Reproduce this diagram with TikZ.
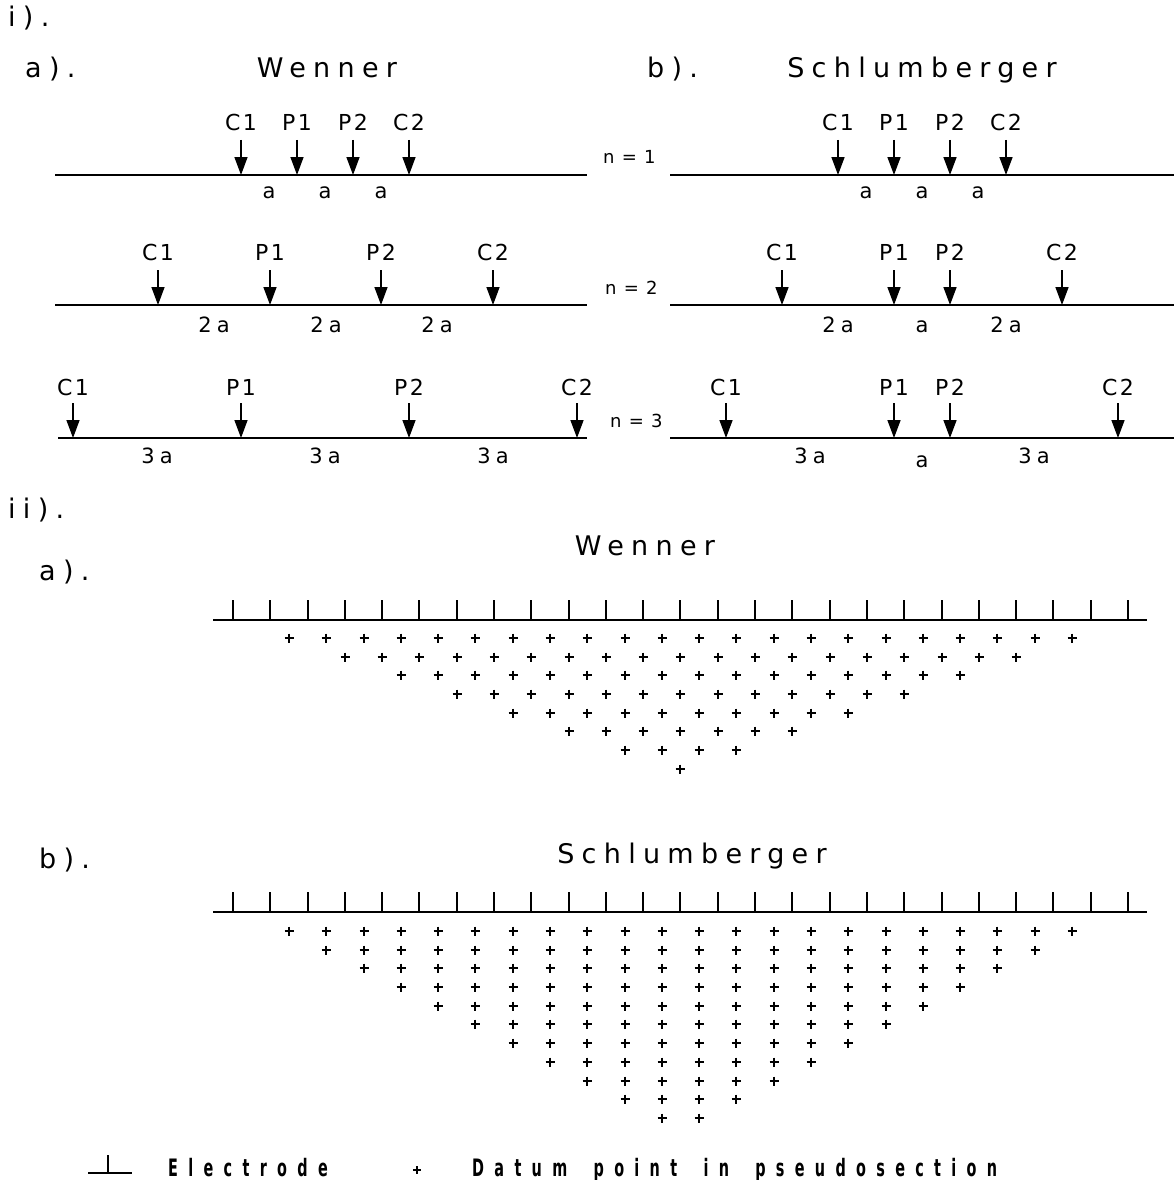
\documentclass[tikz,border=0pt]{standalone}
\usepackage{fontspec}
\setmainfont{DejaVu Sans}
\newfontfamily\bigf[LetterSpace=27]{DejaVu Sans}
\newfontfamily\labf[LetterSpace=12]{DejaVu Sans}
\newfontfamily\af[LetterSpace=25]{DejaVu Sans}
\newfontfamily\nf[LetterSpace=8]{DejaVu Sans}
\newfontfamily\legf[LetterSpace=43,FakeStretch=0.6]{DejaVu Sans}
\newcommand\wgap{\hspace{11pt}}
\usetikzlibrary{arrows.meta}
\tikzset{
  bigw/.style={font=\bigf\fontsize{27}{30}\selectfont, inner sep=0pt, anchor=base west},
  ttl/.style={font=\bigf\fontsize{27}{30}\selectfont, inner sep=0pt, anchor=base},
  lab/.style={font=\labf\fontsize{22}{24}\selectfont, inner sep=0pt, anchor=base},
  alab/.style={font=\af\fontsize{21}{23}\selectfont, inner sep=0pt, anchor=base},
  nlab/.style={font=\nf\fontsize{18}{20}\selectfont, inner sep=0pt, anchor=base west},
  legtxt/.style={font=\legf\bfseries\fontsize{24}{26}\selectfont, inner sep=0pt, anchor=base west},
  ground/.style={line width=1.6pt},
  elec/.style={line width=1.5pt, -{Triangle[length=18pt,width=13pt]}},
  tick/.style={line width=1.5pt},
  datum/.style={line width=1.6pt}
}
\begin{document}
\begin{tikzpicture}[x=1pt,y=-1pt]
\fill[white] (0,0) rectangle (1174,1180);
\useasboundingbox (0,0) rectangle (1174,1180);

% ---------- part i ----------
\node[bigw] (ti) at (8,27) {i).};
\node[bigw] (ta) at (25,78) {a).};
\node[ttl] (tw) at (327,78) {Wenner};
\node[bigw] (tb) at (647,78) {b).};
\node[ttl] (ts) at (922,78) {Schlumberger};

% ground lines
\draw[ground] (55,175) coordinate (gw1a) -- (587,175) coordinate (gw1b);
\draw[ground] (55,305) coordinate (gw2a) -- (587,305) coordinate (gw2b);
\draw[ground] (58,438) coordinate (gw3a) -- (587,438) coordinate (gw3b);
\draw[ground] (670,175) coordinate (gs1a) -- (1174,175) coordinate (gs1b);
\draw[ground] (670,305) coordinate (gs2a) -- (1174,305) coordinate (gs2b);
\draw[ground] (670,438) coordinate (gs3a) -- (1174,438) coordinate (gs3b);

% electrodes
\foreach \x/\t [count=\i] in {241/C1,297/P1,353/P2,409/C2}{
  \node[lab] (wa\i) at (\x,131) {\t};
  \coordinate (wat\i) at (\x,140); \coordinate (wab\i) at (\x,175);
  \draw[elec] (wat\i) -- (wab\i);}
\foreach \x/\t [count=\i] in {158/C1,270/P1,381/P2,493/C2}{
  \node[lab] (wb\i) at (\x,260) {\t};
  \coordinate (wbt\i) at (\x,270); \coordinate (wbb\i) at (\x,305);
  \draw[elec] (wbt\i) -- (wbb\i);}
\foreach \x/\t [count=\i] in {73/C1,241/P1,409/P2,577/C2}{
  \node[lab] (wc\i) at (\x,395) {\t};
  \coordinate (wct\i) at (\x,403); \coordinate (wcb\i) at (\x,438);
  \draw[elec] (wct\i) -- (wcb\i);}
\foreach \x/\t [count=\i] in {838/C1,894/P1,950/P2,1006/C2}{
  \node[lab] (sa\i) at (\x,131) {\t};
  \coordinate (sat\i) at (\x,140); \coordinate (sab\i) at (\x,175);
  \draw[elec] (sat\i) -- (sab\i);}
\foreach \x/\t [count=\i] in {782/C1,894/P1,950/P2,1062/C2}{
  \node[lab] (sb\i) at (\x,260) {\t};
  \coordinate (sbt\i) at (\x,270); \coordinate (sbb\i) at (\x,305);
  \draw[elec] (sbt\i) -- (sbb\i);}
\foreach \x/\t [count=\i] in {726/C1,894/P1,950/P2,1118/C2}{
  \node[lab] (sc\i) at (\x,395) {\t};
  \coordinate (sct\i) at (\x,403); \coordinate (scb\i) at (\x,438);
  \draw[elec] (sct\i) -- (scb\i);}

% spacing labels
\foreach \x [count=\i] in {269,325,381}{\node[alab] (wda\i) at (\x,198) {a};}
\foreach \x [count=\i] in {214,326,437}{\node[alab] (wdb\i) at (\x,332) {2a};}
\foreach \x [count=\i] in {157,325,493}{\node[alab] (wdc\i) at (\x,463) {3a};}
\foreach \x [count=\i] in {866,922,978}{\node[alab] (sda\i) at (\x,198) {a};}
\node[alab] (sdb1) at (838,332) {2a};
\node[alab] (sdb2) at (922,332) {a};
\node[alab] (sdb3) at (1006,332) {2a};
\node[alab] (sdc1) at (810,463) {3a};
\node[alab] (sdc2) at (922,467) {a};
\node[alab] (sdc3) at (1034,463) {3a};

% n labels
\node[nlab] (n1) at (603,164) {n = 1};
\node[nlab] (n2) at (605,294) {n = 2};
\node[nlab] (n3) at (610,427) {n = 3};

% ---------- part ii ----------
\node[bigw] (tii) at (8,518) {ii).};
\node[bigw] (tiia) at (39,580) {a).};
\node[ttl] (tiiw) at (645,555) {Wenner};
\node[bigw] (tiib) at (39,868) {b).};
\node[ttl] (tiis) at (692,863) {Schlumberger};

% Wenner pseudosection
\draw[ground] (213,620) coordinate (pwa) -- (1147,620) coordinate (pwb);
\foreach \k in {0,...,24}{\draw[tick] ({round(233+\k*37.29)},600) -- ({round(233+\k*37.29)},620);}
\foreach \n in {1,...,8}{
  \pgfmathtruncatemacro\cnt{24-3*\n}
  \foreach \k in {0,...,\cnt}{
    \pgfmathsetmacro\px{round(233+(1.5*\n+\k)*37.29)}
    \pgfmathsetmacro\py{round(638+(\n-1)*18.7)}
    \draw[datum] (\px-4.5,\py) -- (\px+4.5,\py) (\px,\py-4.5) -- (\px,\py+4.5);}}

% Schlumberger pseudosection
\draw[ground] (213,912) coordinate (psa) -- (1147,912) coordinate (psb);
\foreach \k in {0,...,24}{\draw[tick] ({round(233+\k*37.29)},892) -- ({round(233+\k*37.29)},912);}
\foreach \n in {1,...,11}{
  \pgfmathtruncatemacro\cnt{23-2*\n}
  \foreach \k in {0,...,\cnt}{
    \pgfmathsetmacro\px{round(233+(\n+0.5+\k)*37.29)}
    \pgfmathsetmacro\py{round(931+(\n-1)*18.7)}
    \draw[datum] (\px-4.5,\py) -- (\px+4.5,\py) (\px,\py-4.5) -- (\px,\py+4.5);}}

% ---------- legend ----------
\draw[line width=2.2pt] (88,1173) -- (132,1173);
\draw[tick] (108,1155) -- (108,1173);
\node[legtxt] (le) at (168,1176) {Electrode};
\draw[datum] (413,1170) -- (421,1170) (417,1166) -- (417,1174);
\node[legtxt] (ld) at (472,1176) {Datum\wgap{} point\wgap{} in\wgap{} pseudosection};
\end{tikzpicture}
\end{document}
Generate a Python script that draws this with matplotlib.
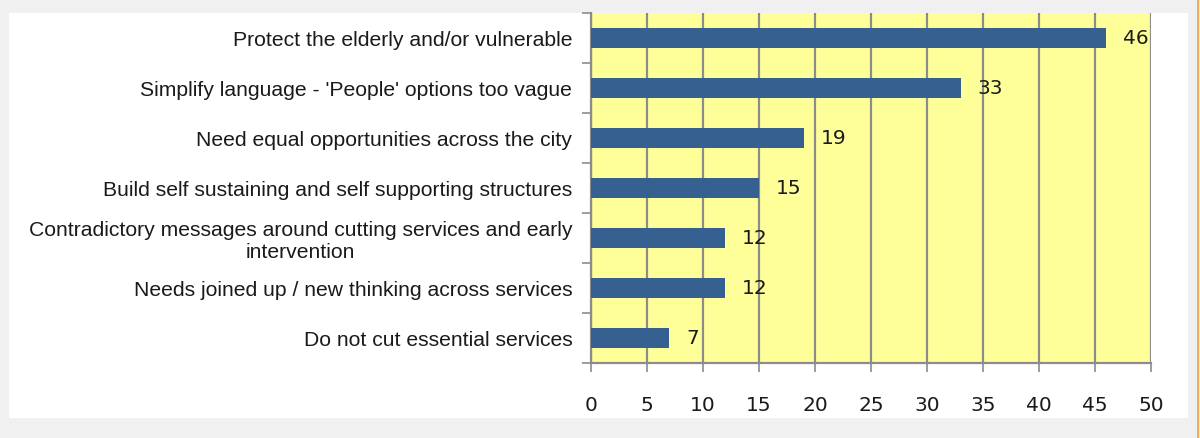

⁂

AIM: List every line in the records above that contains the word "this".

THE COMPLETED TASK:
Reproduce this diagram with TikZ.
Generate a Python script that draws this with matplotlib.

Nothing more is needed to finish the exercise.